What a sec you say...Vampire lovers? Manipulation? Is this Dracula? One would think, but Carmilla, the original novel on which the original movie is based on was published in 1819 and actually predates Dracula as a novel 'Carmilla' by 25 years.
Considering one of the movies themes includes same sex relationships between women, a taboo subject in the 60s, I am surprised that it passed the censors and actually made it on screen.
Above: Vampire Lovers. Below: Brides of Dracula.
Picture Quality - 4/5
Exactly what to expect of a Hammer movies. The use of technicolor is outstanding on Blu-ray. The only other movie that I know that uses the technicolor palette this rich is the Universal 'Phantom of the Opera'.
Also bear in mind that the previous Hammer releases by Shock had DVD copies included, but none are included here. That's completely fine as the Blu-ray is magnificent and it also drives the price down of the Blu-Ray by a couple of bucks. In an economy where every dollar in savings counts, this is a welcome change.
Audio Quality - 3.5/5
Great audio (2.0 LCPM).
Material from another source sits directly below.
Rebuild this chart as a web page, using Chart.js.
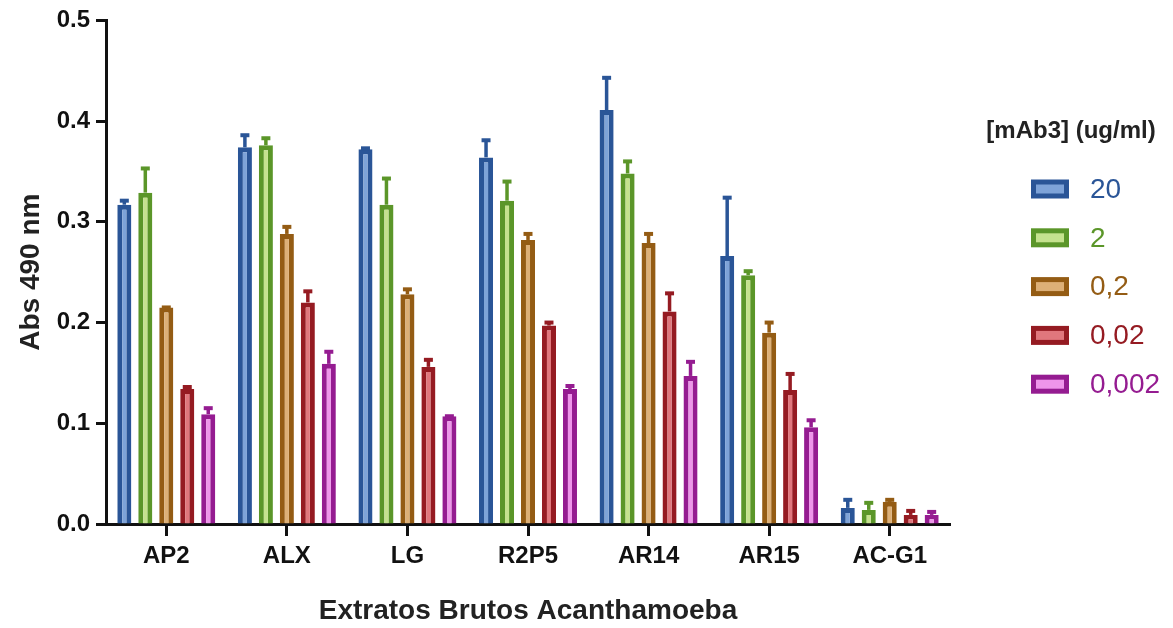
<!DOCTYPE html>
<html>
<head>
<meta charset="utf-8">
<script src="https://cdn.jsdelivr.net/npm/chart.js@4.4.1/dist/chart.umd.min.js"></script>
<style>
  html, body { margin: 0; padding: 0; background: #fff; }
  #wrap { width: 1173px; height: 628px; }
</style>
</head>
<body>
<div id="wrap"><canvas id="chart" width="1173" height="628"></canvas></div>
<script>
const categories = ['AP2', 'ALX', 'LG', 'R2P5', 'AR14', 'AR15', 'AC-G1'];
const seriesNames = ['20', '2', '0,2', '0,02', '0,002'];

// mean absorbance per concentration
const abs20 = [0.317, 0.374, 0.372, 0.364, 0.411, 0.266, 0.016];
const abs2 = [0.329, 0.376, 0.317, 0.321, 0.348, 0.247, 0.014];
const abs02 = [0.215, 0.288, 0.228, 0.282, 0.279, 0.190, 0.022];
const abs002 = [0.134, 0.220, 0.156, 0.197, 0.211, 0.133, 0.009];
const abs0002 = [0.109, 0.159, 0.107, 0.134, 0.147, 0.096, 0.009];

// upper error (SEM)
const err20 = [0.004, 0.012, 0.001, 0.017, 0.032, 0.058, 0.008];
const err2 = [0.024, 0.007, 0.026, 0.019, 0.012, 0.004, 0.007];
const err02 = [0.000, 0.007, 0.005, 0.006, 0.009, 0.010, 0.002];
const err002 = [0.002, 0.011, 0.007, 0.003, 0.018, 0.016, 0.004];
const err0002 = [0.006, 0.012, 0.000, 0.003, 0.014, 0.007, 0.003];

const yTicks = [0, 0.1, 0.2, 0.3, 0.4, 0.5];

const borderColors = ['#2A5597', '#5B9629', '#945C14', '#951B22', '#951C91'];
const fillColors = ['#7EA3D8', '#C5E28E', '#DDB077', '#E0777D', '#EE95EA'];

const values = [abs20, abs2, abs02, abs002, abs0002];
const errors = [err20, err2, err02, err002, err0002];

const FONT = "'Liberation Sans', Arial, Helvetica, sans-serif";

const datasets = seriesNames.map((name, i) => ({
    label: name,
    data: values[i],
    errors: errors[i],
    backgroundColor: fillColors[i],
    borderColor: borderColors[i],
    borderWidth: 5,
    borderSkipped: 'start',
    categoryPercentage: 0.87,
    barPercentage: 0.67
}));

const errorBars = {
    id: 'errorBars',
    afterDatasetsDraw(chart) {
        const ctx = chart.ctx;
        const yScale = chart.scales.y;
        chart.data.datasets.forEach((ds, i) => {
            const meta = chart.getDatasetMeta(i);
            meta.data.forEach((bar, j) => {
                const top = yScale.getPixelForValue(ds.data[j] + ds.errors[j]);
                ctx.save();
                ctx.strokeStyle = ds.borderColor;
                ctx.lineWidth = 3.5;
                ctx.beginPath();
                ctx.moveTo(bar.x, bar.y);
                ctx.lineTo(bar.x, top);
                ctx.stroke();
                ctx.lineWidth = 4;
                ctx.beginPath();
                ctx.moveTo(bar.x - 4.5, top);
                ctx.lineTo(bar.x + 4.5, top);
                ctx.stroke();
                ctx.restore();
            });
        });
    }
};

const sideLegend = {
    id: 'sideLegend',
    afterDraw(chart) {
        const ctx = chart.ctx;
        ctx.save();
        ctx.fillStyle = '#222';
        ctx.font = 'bold 24px ' + FONT;
        ctx.textAlign = 'center';
        ctx.textBaseline = 'middle';
        ctx.fillText('[mAb3] (ug/ml)', 1071, 131);
        ctx.textAlign = 'left';
        ctx.font = '28px ' + FONT;
        chart.data.datasets.forEach((ds, i) => {
            const cy = 189 + i * 48.8;
            ctx.fillStyle = ds.borderColor;
            ctx.fillRect(1031, cy - 9.5, 38, 19);
            ctx.fillStyle = ds.backgroundColor;
            ctx.fillRect(1036, cy - 4.5, 28, 9);
            ctx.fillStyle = ds.borderColor;
            ctx.fillText(ds.label, 1090, cy + 1);
        });
        ctx.restore();
    }
};

new Chart(document.getElementById('chart'), {
    type: 'bar',
    data: { labels: categories, datasets: datasets },
    options: {
        responsive: false,
        animation: false,
        layout: { padding: { left: 0, right: 223, top: 18, bottom: 0 } },
        plugins: {
            legend: { display: false },
            tooltip: { enabled: false }
        },
        scales: {
            x: {
                grid: {
                    display: true,
                    offset: false,
                    drawOnChartArea: false,
                    drawTicks: true,
                    tickLength: 12,
                    tickWidth: 3,
                    tickColor: '#111'
                },
                border: { display: true, color: '#111', width: 3 },
                ticks: {
                    color: '#111',
                    font: { family: FONT, size: 24, weight: 'bold' },
                    padding: 6
                },
                title: {
                    display: true,
                    text: 'Extratos Brutos Acanthamoeba',
                    color: '#222',
                    font: { family: FONT, size: 28, weight: 'bold' },
                    padding: { top: 22, bottom: 0 }
                },
                afterFit(scale) { scale.height = 104; }
            },
            y: {
                min: 0,
                max: 0.5,
                afterBuildTicks(scale) { scale.ticks = yTicks.map(v => ({ value: v })); },
                grid: {
                    display: true,
                    drawOnChartArea: false,
                    drawTicks: true,
                    tickLength: 10,
                    tickWidth: 3,
                    tickColor: '#111'
                },
                border: { display: true, color: '#111', width: 3 },
                ticks: {
                    color: '#111',
                    font: { family: FONT, size: 24, weight: 'bold' },
                    padding: 6,
                    callback: v => Number(v).toFixed(1)
                },
                title: {
                    display: true,
                    text: 'Abs 490 nm',
                    color: '#222',
                    font: { family: FONT, size: 28, weight: 'bold' },
                    padding: { top: 14, bottom: 0 }
                },
                afterFit(scale) { scale.width = 106; }
            }
        }
    },
    plugins: [errorBars, sideLegend]
});
</script>
</body>
</html>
Nothing out of the ordinary, so lets talk about the packaging for a second :
The Discs are housed in a thinner 12 mm blu-ray disc case. This is the standard USA sized case which is a nice move because it saves shelf space. I wish all Australian Blu-ray distributors would eventually change to this for this reason.
Extras - 2.5/5
Not much here except Theatrical trailers and an audio commentary on Brides of Dracula and Carmilla read by Ingrid Pitt.
Overall - 4.5/5
We're really lucky to have these released on the Australian market.